Avrupa Birliği ortalamasında işgücüne katılma oranı yüzde 71, Türkiye'de ise TÜİK'in önceki gün açıkladığı son verilere göre yüzde 50.5 düzeyinde bulunuyor. Bizde genç nüfusun fazla, emeklilik yaşının ise düşük olması gibi nedenlerle işgücü piyasasına girmeyen kesim AB ortalamasından çok fazla. Dolayısıyla, AB ile Türkiye'nin işgücüne katılma oranları, denilebilir ki hiçbir zaman eşitlenmeyecek. Ama, arada bu kadar da fark olmamalı, değil mi…

Avrupa'da işgücüne katılma oranı Türkiye'den daha düşük olan ülke hiç yok. Bize en yakın ülke Malta, oradaki oran da yüzde 60 düzeyinde.

Varsayınız ki, çok sayıda işsiz yarın kalkıp çalışmak istedi ve bizdeki işgücüne katılma oranı da bir anda Malta düzeyine çıktı. Yani artık 1.000 kişinin 505'i değil de 600'ü çalışmak istiyor. Ancak bizim ekonomimiz bu 600 kişinin hala 457'sine iş yaratabiliyor.

600 kişi çalışmak istiyor, yaratabildiğimiz iş 457… İşsiz sayımız bir anda 143'e, işsizlik oranımız da yüzde 24'e fırlıyor…

Pratikte hiçbir zaman böyle bir durum yaşanmaz elbette; ama teorik olarak da buna yanlış denilemez ya…

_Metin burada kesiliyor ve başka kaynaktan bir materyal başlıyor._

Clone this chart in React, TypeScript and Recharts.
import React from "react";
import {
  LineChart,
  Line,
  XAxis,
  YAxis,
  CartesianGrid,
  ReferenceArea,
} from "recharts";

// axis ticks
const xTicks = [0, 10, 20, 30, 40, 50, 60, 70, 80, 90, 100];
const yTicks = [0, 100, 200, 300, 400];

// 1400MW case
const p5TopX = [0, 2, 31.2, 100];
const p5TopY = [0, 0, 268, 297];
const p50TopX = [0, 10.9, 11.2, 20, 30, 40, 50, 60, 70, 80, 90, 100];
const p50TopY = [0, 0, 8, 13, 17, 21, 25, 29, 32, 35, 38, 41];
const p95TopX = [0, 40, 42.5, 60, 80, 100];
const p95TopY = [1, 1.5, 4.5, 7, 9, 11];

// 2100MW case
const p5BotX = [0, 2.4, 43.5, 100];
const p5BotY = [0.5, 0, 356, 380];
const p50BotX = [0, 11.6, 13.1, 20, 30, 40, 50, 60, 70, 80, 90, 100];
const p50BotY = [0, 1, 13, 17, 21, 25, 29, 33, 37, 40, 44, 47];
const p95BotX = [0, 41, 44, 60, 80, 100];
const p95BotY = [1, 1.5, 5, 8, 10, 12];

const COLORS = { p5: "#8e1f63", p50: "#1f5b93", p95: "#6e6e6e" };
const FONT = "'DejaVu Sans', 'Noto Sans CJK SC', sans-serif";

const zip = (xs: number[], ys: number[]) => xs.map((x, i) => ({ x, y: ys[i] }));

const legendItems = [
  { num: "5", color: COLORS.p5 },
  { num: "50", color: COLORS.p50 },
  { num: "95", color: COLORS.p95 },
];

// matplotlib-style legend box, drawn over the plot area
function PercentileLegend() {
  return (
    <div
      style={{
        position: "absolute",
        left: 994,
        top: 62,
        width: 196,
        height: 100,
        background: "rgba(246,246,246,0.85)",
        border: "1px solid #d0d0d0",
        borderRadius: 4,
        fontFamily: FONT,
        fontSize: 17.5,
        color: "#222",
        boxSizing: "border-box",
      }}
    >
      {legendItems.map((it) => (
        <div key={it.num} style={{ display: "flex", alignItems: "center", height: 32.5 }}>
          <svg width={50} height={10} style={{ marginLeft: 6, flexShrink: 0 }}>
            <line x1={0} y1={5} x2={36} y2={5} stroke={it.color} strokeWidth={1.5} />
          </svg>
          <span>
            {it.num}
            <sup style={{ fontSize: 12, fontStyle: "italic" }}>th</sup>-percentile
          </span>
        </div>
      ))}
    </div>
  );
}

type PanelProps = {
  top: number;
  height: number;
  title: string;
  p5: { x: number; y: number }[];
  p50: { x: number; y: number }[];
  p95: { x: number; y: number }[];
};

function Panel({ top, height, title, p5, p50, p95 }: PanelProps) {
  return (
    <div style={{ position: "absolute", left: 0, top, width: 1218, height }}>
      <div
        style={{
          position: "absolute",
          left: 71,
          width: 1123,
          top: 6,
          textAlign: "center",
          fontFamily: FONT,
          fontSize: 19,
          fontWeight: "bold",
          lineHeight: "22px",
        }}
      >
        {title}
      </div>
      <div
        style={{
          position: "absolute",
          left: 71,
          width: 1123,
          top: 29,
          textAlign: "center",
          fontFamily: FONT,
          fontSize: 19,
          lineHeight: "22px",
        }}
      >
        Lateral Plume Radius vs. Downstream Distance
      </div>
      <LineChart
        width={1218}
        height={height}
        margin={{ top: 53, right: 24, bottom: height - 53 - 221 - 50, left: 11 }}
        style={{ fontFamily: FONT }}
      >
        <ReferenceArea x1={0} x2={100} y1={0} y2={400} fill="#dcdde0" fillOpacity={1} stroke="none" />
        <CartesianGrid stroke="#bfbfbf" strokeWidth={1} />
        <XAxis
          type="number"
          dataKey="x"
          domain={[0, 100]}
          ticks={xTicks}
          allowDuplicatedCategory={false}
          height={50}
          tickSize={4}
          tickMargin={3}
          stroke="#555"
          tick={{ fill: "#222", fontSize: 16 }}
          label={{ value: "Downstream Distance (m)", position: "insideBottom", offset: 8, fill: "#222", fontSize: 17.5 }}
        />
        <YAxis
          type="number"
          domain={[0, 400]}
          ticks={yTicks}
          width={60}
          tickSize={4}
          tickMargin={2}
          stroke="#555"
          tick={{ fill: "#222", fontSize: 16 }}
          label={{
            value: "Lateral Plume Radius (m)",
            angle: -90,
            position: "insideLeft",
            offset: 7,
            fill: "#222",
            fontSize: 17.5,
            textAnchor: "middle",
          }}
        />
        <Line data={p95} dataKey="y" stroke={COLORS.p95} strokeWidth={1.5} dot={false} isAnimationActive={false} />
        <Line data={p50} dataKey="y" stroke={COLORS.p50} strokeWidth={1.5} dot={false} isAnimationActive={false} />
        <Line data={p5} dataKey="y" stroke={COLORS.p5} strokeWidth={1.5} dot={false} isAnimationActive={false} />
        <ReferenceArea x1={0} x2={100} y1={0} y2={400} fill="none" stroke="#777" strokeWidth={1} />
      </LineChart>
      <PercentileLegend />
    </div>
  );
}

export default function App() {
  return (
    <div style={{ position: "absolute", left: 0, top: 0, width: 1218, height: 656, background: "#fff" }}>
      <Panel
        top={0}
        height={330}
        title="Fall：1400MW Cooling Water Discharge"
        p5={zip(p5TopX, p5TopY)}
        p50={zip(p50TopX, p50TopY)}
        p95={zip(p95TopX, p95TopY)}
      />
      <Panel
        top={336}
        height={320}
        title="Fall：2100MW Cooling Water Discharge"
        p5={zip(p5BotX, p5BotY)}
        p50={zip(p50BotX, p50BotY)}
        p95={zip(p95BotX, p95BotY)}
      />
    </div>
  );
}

İşsizlik oranında Avrupa'da rekor yüzde 21 ile İspanya'da. Yunanistan'da yüzde 15 düzeyinde bir işsizlik yaşanıyor. Bu ülkelerle Türkiye'yi kıyaslarken, işgücüne katılma oranı da bakmak gerekiyor.

İşgücüne katılma oranı İspanya'da yüzde 73, Yunanistan'da yüzde 68 düzeyinde bulunuyor. Yani İspanya'da her 1.000 kişinin 730'u çalışmak istiyor, İspanya ekonomisi bu 730 kişinin 577'sine iş bulmuş, 153 kişi ise işsiz durumda. Çalışmak isteyen 730 kişi ile iş bulunan 577 kişi arasındaki dengeye dikkat etmek gerekiyor. İşsizliğin Türkiye'ye fark attığı bu ülkede, çalışabilir durumdaki her 1.000 kişinin 577'sine, Türkiye ise ancak 457'sine iş bulunabiliyor.

Avrupa'dan işgücüne katılma oranıyla ilgili birkaç örnek daha verelim…

İzlanda, Avrupa'da işgücüne katılma oranının en yüksek olduğu ülke. İzlanda'da bu oran tam yüzde 84.7 düzeyinde. İsviçre de yüzde 82.4'lük oranla yüzde 80 sınırının üstünde bulunuyor. İşgücüne katılma oranı yüzde 75'in üstündeki diğer ülkeler şunlar:

"Danimarka ve İsveç yüzde 79.5, Hollanda yüzde 78.2, Norveç yüzde 78.1, Almanya yüzde 76.6, İngiltere yüzde 75.5, Avusturya yüzde 75.1."